A friend has argued to me that military history is a great defence against nonsense, because so much of it is to do with brute facts. It is a brute fact that Napoleon was defeated at the Battle of Waterloo, for example. The course of the battle can be traced and followed to their conclusion. A certain approach to economic history can have the same effect: the gains from trade are a reality – that is why trade happens; the massive expansion in productive capacity from the Industrial Revolution happened, and so on.

Hicks is the Director of the Centre for Ethics and Entrepreneurship: he has a longstanding interest in how business and commerce actually operates. It gives him some intellectual defence, I would suggest, against certain academic foibles – tendencies to pretentious jargon; to an underlying contempt for the commercial; to base worldviews on grandiose schemes; to see people as integers of theory, not beings with often good reasons for what they do; to have distinctive cognitive blind spots from too much association with people in too similar a social circumstance. (To take an example I am familiar with, it is striking how many academic medievalists fail to think through why so much of medieval resources were poured into castles, knights, etc and the implications thereof because such academics live in very safe milieus in very safe and stable societies and do not associate with police or military folk.)

Be that as it may, Nietzsche and the Nazis: A Personal View is not only an excellent treatment of a contentious intellectual topic, it is one of the better, and most accessible, books on Nazism itself. Both because of its wealth of quotations but also because it takes the power of their ideas seriously and, if you do not do that, you cannot understand the appeal, and thus the power, of Nazism.

[ADDENDA Great interview with the maker of a documentary on Heidegger and Nazism here.]

2 comments:

  1. Hey, Lorenzo. It's Colonel Neville AKA Paul Whatsisname from the Monday Night group. No, really. I saw your hip and economical comment on 'Why Are There No Japanese Looters?" A shortage of lutes?

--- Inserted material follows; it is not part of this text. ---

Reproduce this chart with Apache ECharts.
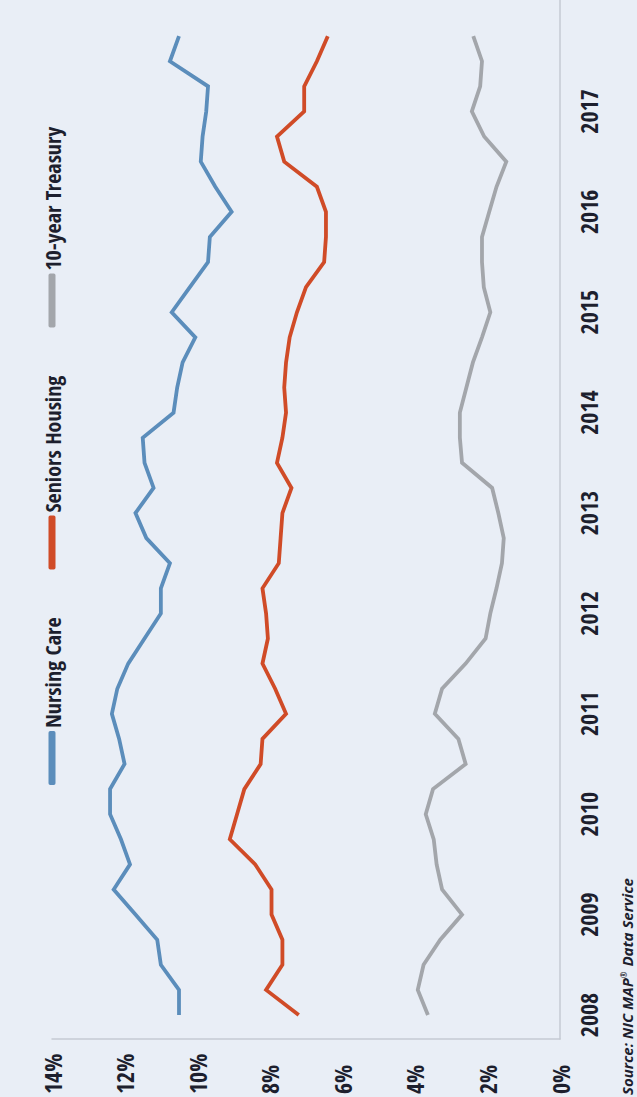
<!DOCTYPE html>
<html>
<head>
<meta charset="utf-8">
<script src="https://cdn.jsdelivr.net/npm/echarts@6/dist/echarts.min.js"></script>
<style>
html, body { margin: 0; padding: 0; width: 637px; height: 1097px; overflow: hidden; background: #e9eef6; }
#chart { position: absolute; left: 0; top: 0; width: 1097px; height: 637px;
  transform-origin: 0 0; transform: translate(0, 1097px) rotate(-90deg); }
#chart text[style*="Condensed"] { font-stretch: condensed !important; }
</style>
</head>
<body>
<div id="chart"></div>
<script>
// ---- data ----
const years = [2008, 2009, 2010, 2011, 2012, 2013, 2014, 2015, 2016, 2017];
const quarters = ['Q1', 'Q2', 'Q3', 'Q4'];
const seriesNames = ['Nursing Care', 'Seniors Housing', '10-year Treasury'];
const nursingCare = [10.5, 10.5, 11.0, 11.1, 11.7, 12.3, 11.85, 12.1, 12.4, 12.4,
  12.0, 12.15, 12.35, 12.2, 11.9, 11.45, 11.0, 11.0, 10.75, 11.4,
  11.7, 11.2, 11.45, 11.5, 10.65, 10.55, 10.4, 10.05, 10.7, 10.2,
  9.7, 9.65, 9.05, 9.5, 9.9, 9.85, 9.75, 9.7, 10.75, 10.5];
const seniorsHousing = [7.2, 8.1, 7.65, 7.65, 7.95, 7.95, 8.4, 9.1, 8.9, 8.7,
  8.25, 8.2, 7.55, 7.85, 8.2, 8.05, 8.1, 8.2, 7.75, 7.7,
  7.65, 7.4, 7.8, 7.65, 7.55, 7.6, 7.55, 7.45, 7.25, 7.0,
  6.5, 6.45, 6.45, 6.7, 7.6, 7.8, 7.05, 7.05, 6.7, 6.4];
const treasury10y = [3.64, 3.92, 3.76, 3.3, 2.7, 3.25, 3.4, 3.48, 3.7, 3.5,
  2.6, 2.8, 3.45, 3.25, 2.6, 2.05, 1.92, 1.75, 1.6, 1.55,
  1.7, 1.87, 2.7, 2.76, 2.76, 2.58, 2.4, 2.15, 1.92, 2.1,
  2.15, 2.15, 1.95, 1.75, 1.48, 2.09, 2.43, 2.2, 2.15, 2.39];
const valueTicks = { min: 0, max: 14, step: 2 };

// quarter positions on a numeric time scale (year + quarter fraction)
const periods = [];
years.forEach(y => quarters.forEach((q, qi) => periods.push(y + qi / 4)));

const FONT = '"Noto Sans Condensed", "Open Sans Condensed", "Noto Sans SemiCondensed", "Noto Sans", sans-serif';
const TXT = '#1d1f2e';
const colors = ['#5b8dbb', '#d04b27', '#a3a6ab'];
const seriesData = [nursingCare, seniorsHousing, treasury10y];

const chart = echarts.init(document.getElementById('chart'), null, { renderer: 'svg' });
chart.setOption({
  animation: false,
  backgroundColor: '#e9eef6',
  title: {
    text: 'Source: NIC MAP{r|®} Data Service', left: 2, top: 619, padding: 0,
    textStyle: {
      fontFamily: '"Open Sans", sans-serif', fontStyle: 'italic', fontWeight: 'bold', fontSize: 15, color: TXT,
      rich: { r: { fontFamily: '"Open Sans", sans-serif', fontStyle: 'italic', fontWeight: 'bold', fontSize: 8, color: TXT, verticalAlign: 'top', padding: [0, 1, 0, 0] } }
    }
  },
  legend: {
    data: seriesNames, left: 307, top: 36, itemGap: 48, width: 780,
    icon: 'roundRect', itemWidth: 54, itemHeight: 7,
    textStyle: { fontFamily: FONT, fontWeight: 'bold', fontSize: 22, color: TXT, padding: [0, 0, 0, -2] }
  },
  grid: { left: 58, right: 0, top: 52, bottom: 77, containLabel: false },
  xAxis: {
    type: 'value', min: 2007.761, max: 2018.11,
    axisLine: { show: true, lineStyle: { color: '#c5cad3', width: 1.5 } },
    axisTick: { show: false },
    splitLine: { show: false },
    axisLabel: {
      customValues: years, formatter: v => String(v),
      fontFamily: FONT, fontWeight: 'bold', fontSize: 24, color: TXT, margin: 16
    }
  },
  yAxis: {
    type: 'value', min: valueTicks.min, max: valueTicks.max, interval: valueTicks.step,
    axisLine: { show: true, lineStyle: { color: '#c5cad3', width: 1.5 } },
    axisTick: { show: false },
    splitLine: { show: false },
    axisLabel: {
      formatter: '{value}%', align: 'left', margin: 55,
      fontFamily: FONT, fontWeight: 'bold', fontSize: 24, color: TXT
    }
  },
  series: seriesNames.map((name, k) => ({
    name, type: 'line', symbol: 'none', color: colors[k],
    lineStyle: { width: 3.8, color: colors[k], join: 'miter' },
    data: periods.map((t, i) => [t, seriesData[k][i]])
  }))
});
</script>
</body>
</html>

    This is a really great review and now I have to buy the book! Sadly I have wasted to much time not knowing about your blog. I agree completely with the fact that the Nazi's were just a natural progression from their earliest nutso proto-Nietzschian socialist madness, and nothing was therefore an aberration, but was a continuum.

    A lot of parallel's with leftist ecofascism et al ad nauseum, today too.

    Very good and thus very bad. All the best from er, Colonel Neville.

    ReplyDelete
  2. Welcome, and glad you liked it. I enjoy spreading the good word about the work of Stephen Hicks.